---------- Raw data

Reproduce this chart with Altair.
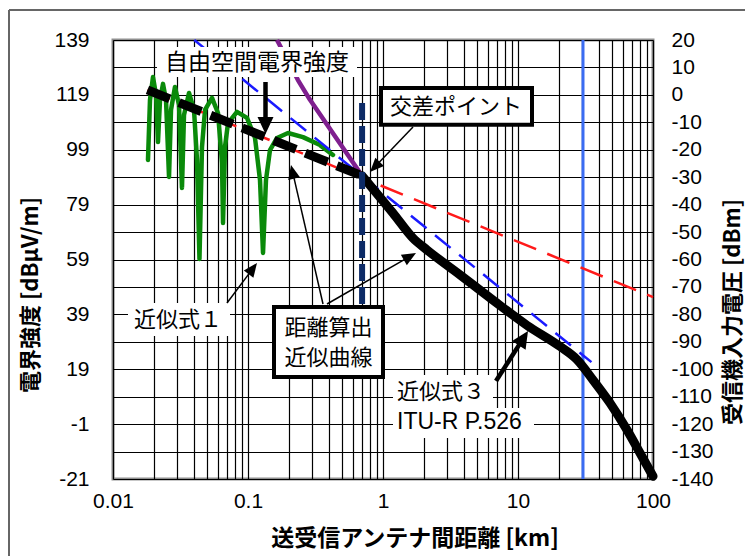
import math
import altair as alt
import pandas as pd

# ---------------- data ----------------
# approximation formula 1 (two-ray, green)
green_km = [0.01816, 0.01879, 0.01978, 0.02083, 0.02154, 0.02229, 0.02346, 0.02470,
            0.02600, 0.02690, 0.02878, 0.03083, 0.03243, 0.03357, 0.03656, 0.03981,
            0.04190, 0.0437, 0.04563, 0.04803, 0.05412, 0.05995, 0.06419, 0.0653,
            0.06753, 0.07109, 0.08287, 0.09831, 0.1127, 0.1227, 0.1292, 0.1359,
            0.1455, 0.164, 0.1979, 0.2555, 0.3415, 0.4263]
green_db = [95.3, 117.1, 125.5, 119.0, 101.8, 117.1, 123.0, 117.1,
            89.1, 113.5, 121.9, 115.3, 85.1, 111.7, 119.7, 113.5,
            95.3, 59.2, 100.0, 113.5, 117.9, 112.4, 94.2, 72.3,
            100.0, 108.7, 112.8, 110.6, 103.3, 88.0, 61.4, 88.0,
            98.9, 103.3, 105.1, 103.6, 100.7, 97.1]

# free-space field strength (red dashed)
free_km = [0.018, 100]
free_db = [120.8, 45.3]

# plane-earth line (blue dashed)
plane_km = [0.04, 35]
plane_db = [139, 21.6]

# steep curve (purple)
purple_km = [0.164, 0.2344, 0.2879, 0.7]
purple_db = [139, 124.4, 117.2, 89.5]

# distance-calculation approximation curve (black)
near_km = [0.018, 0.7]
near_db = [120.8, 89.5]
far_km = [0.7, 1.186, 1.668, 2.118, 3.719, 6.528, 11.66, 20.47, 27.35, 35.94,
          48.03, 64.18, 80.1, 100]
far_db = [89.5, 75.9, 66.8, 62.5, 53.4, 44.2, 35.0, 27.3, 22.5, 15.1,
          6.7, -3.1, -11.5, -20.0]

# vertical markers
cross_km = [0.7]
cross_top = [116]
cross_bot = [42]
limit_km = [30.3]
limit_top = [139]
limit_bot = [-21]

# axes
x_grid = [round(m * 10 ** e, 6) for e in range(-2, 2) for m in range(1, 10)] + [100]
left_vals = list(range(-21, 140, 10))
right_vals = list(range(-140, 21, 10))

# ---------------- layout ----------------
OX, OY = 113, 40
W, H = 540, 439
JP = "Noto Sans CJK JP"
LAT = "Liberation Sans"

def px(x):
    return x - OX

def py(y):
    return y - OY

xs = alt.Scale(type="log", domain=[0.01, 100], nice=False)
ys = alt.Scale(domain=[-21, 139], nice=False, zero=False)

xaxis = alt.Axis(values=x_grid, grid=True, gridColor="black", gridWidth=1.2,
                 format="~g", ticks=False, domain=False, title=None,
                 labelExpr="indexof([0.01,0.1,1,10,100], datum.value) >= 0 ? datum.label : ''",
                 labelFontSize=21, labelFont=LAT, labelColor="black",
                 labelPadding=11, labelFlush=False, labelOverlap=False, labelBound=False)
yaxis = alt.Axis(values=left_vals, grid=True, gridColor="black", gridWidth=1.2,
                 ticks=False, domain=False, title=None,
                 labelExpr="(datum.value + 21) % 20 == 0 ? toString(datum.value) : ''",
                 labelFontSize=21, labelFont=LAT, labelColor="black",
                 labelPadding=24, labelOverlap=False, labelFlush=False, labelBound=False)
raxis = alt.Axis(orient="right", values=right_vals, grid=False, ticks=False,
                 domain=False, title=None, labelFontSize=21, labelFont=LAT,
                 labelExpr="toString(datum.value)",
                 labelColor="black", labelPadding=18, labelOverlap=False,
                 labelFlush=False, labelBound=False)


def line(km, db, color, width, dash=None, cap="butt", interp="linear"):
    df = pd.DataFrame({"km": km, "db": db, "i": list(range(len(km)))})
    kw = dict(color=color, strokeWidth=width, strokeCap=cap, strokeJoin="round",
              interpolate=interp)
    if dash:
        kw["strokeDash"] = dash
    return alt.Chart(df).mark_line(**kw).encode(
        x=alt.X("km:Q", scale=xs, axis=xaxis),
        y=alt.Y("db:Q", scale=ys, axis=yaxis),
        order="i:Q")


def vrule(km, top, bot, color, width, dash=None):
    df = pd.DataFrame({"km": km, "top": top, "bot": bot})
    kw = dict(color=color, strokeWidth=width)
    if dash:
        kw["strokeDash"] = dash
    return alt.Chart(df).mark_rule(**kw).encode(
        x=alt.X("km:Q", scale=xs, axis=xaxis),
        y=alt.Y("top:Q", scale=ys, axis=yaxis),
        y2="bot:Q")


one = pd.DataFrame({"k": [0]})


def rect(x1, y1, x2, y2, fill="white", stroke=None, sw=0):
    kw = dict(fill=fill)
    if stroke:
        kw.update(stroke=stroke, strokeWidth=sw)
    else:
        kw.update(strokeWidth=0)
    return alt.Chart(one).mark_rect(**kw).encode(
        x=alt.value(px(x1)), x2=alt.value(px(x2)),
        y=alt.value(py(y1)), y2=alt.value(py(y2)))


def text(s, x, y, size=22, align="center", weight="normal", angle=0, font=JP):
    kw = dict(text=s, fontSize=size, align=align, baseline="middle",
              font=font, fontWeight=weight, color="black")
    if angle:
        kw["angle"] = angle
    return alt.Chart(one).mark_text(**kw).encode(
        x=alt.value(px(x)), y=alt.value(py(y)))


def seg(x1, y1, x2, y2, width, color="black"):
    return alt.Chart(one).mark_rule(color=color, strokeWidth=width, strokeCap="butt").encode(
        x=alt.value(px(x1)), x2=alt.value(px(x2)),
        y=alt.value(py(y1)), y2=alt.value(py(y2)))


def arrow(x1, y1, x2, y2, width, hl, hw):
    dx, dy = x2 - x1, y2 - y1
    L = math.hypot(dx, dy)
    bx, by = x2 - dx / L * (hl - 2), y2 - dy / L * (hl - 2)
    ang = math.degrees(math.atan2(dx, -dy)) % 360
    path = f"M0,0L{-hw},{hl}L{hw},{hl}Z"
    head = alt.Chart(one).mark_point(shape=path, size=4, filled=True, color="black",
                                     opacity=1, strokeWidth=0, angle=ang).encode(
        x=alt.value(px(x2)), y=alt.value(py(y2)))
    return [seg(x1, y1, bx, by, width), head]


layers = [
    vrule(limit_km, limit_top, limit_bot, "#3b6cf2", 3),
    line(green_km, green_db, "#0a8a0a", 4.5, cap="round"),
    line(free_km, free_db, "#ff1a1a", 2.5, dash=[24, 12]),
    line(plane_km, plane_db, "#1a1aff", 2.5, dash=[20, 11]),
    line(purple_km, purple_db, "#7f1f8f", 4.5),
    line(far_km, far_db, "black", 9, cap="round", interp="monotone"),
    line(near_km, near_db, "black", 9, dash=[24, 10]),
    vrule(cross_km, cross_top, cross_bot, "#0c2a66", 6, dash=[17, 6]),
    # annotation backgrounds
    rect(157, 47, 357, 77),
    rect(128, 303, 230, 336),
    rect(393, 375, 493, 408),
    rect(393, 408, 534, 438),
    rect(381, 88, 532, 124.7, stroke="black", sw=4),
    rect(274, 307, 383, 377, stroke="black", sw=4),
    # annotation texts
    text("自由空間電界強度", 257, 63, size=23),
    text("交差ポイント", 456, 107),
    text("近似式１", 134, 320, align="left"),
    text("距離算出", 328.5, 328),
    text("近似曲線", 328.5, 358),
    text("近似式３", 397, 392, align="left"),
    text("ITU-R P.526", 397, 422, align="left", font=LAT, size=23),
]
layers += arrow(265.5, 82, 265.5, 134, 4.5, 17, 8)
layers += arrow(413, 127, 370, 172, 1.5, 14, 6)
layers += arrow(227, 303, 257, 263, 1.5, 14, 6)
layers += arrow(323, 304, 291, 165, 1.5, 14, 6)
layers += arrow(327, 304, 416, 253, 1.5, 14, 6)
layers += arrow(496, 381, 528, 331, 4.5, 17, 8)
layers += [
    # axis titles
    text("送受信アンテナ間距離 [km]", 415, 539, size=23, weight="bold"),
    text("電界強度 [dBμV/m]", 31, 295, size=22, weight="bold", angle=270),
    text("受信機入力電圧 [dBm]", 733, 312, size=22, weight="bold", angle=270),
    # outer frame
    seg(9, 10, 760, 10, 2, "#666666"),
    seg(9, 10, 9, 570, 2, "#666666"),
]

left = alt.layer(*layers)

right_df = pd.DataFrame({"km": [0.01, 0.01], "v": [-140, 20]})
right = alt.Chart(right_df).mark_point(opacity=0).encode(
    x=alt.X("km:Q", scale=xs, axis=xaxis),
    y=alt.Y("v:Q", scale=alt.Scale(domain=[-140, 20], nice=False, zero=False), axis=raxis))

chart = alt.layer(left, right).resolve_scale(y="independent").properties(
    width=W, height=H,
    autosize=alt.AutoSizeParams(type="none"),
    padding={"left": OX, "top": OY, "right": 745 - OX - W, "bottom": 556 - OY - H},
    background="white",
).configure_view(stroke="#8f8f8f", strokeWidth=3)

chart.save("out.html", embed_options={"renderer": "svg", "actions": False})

--------------------

Restate each line from the start of the listing through the line bearing "right_vals = list(range(-140, 21, 10))" word for word. Drop the pictures.

Reproduce this chart with Altair.
import math
import altair as alt
import pandas as pd

# ---------------- data ----------------
# approximation formula 1 (two-ray, green)
green_km = [0.01816, 0.01879, 0.01978, 0.02083, 0.02154, 0.02229, 0.02346, 0.02470,
            0.02600, 0.02690, 0.02878, 0.03083, 0.03243, 0.03357, 0.03656, 0.03981,
            0.04190, 0.0437, 0.04563, 0.04803, 0.05412, 0.05995, 0.06419, 0.0653,
            0.06753, 0.07109, 0.08287, 0.09831, 0.1127, 0.1227, 0.1292, 0.1359,
            0.1455, 0.164, 0.1979, 0.2555, 0.3415, 0.4263]
green_db = [95.3, 117.1, 125.5, 119.0, 101.8, 117.1, 123.0, 117.1,
            89.1, 113.5, 121.9, 115.3, 85.1, 111.7, 119.7, 113.5,
            95.3, 59.2, 100.0, 113.5, 117.9, 112.4, 94.2, 72.3,
            100.0, 108.7, 112.8, 110.6, 103.3, 88.0, 61.4, 88.0,
            98.9, 103.3, 105.1, 103.6, 100.7, 97.1]

# free-space field strength (red dashed)
free_km = [0.018, 100]
free_db = [120.8, 45.3]

# plane-earth line (blue dashed)
plane_km = [0.04, 35]
plane_db = [139, 21.6]

# steep curve (purple)
purple_km = [0.164, 0.2344, 0.2879, 0.7]
purple_db = [139, 124.4, 117.2, 89.5]

# distance-calculation approximation curve (black)
near_km = [0.018, 0.7]
near_db = [120.8, 89.5]
far_km = [0.7, 1.186, 1.668, 2.118, 3.719, 6.528, 11.66, 20.47, 27.35, 35.94,
          48.03, 64.18, 80.1, 100]
far_db = [89.5, 75.9, 66.8, 62.5, 53.4, 44.2, 35.0, 27.3, 22.5, 15.1,
          6.7, -3.1, -11.5, -20.0]

# vertical markers
cross_km = [0.7]
cross_top = [116]
cross_bot = [42]
limit_km = [30.3]
limit_top = [139]
limit_bot = [-21]

# axes
x_grid = [round(m * 10 ** e, 6) for e in range(-2, 2) for m in range(1, 10)] + [100]
left_vals = list(range(-21, 140, 10))
right_vals = list(range(-140, 21, 10))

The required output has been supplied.